Danijel Kivaranovic, a PhD student at the Department of Statistics and Operations Research, has won a machine learning competition on the popular data science platform Kaggle. He shares the 20.000 USD prize with his teammates.
The goal of the competition, which was hosted by the Los Alamos National Laboratory, was to predict the time to the next laboratory earthquake from laboratory real-time seismic data. Danijel and his team extracted intelligent features from high-frequency acoustic data and trained several complex machine learning models (neural networks and gradient boosting machines) that achieved the best predictive accuracy among the more than 4.500 participating teams. A complete description of their solution, written by his teammate Philipp Singer, was posted here.

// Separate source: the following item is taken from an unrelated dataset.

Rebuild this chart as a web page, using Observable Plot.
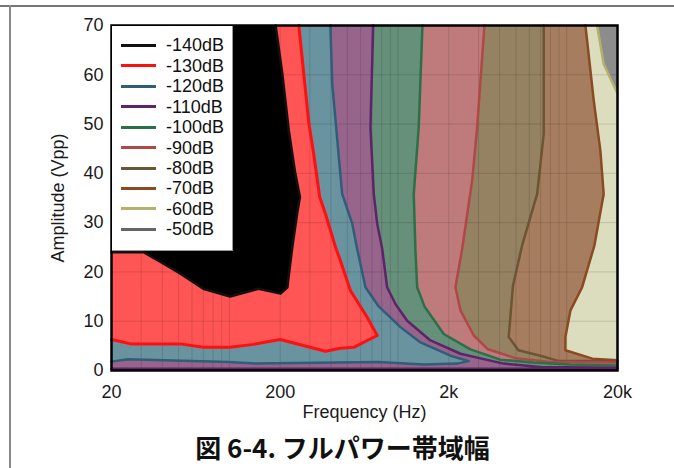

This is only the most recent success of Danijel Kivaranovic, who is Kaggle Grandmaster with more than 5 years of experience in machine learning competitions. The Grandmaster tier is the greatest honour that is awarded by Kaggle and is currently held by only 162 data scientists. Danijel has won 6 gold medals, which means that he has achieved top-ranked results in 6 different competitions. (Among these where two 1st place, one 3rd place and two 5th place finishes). His best overall ranking on the Kaggle leaderboard was 41st position. The Kaggle leaderboard reflects the competition performances of more than 100.000 data scientists worldwide.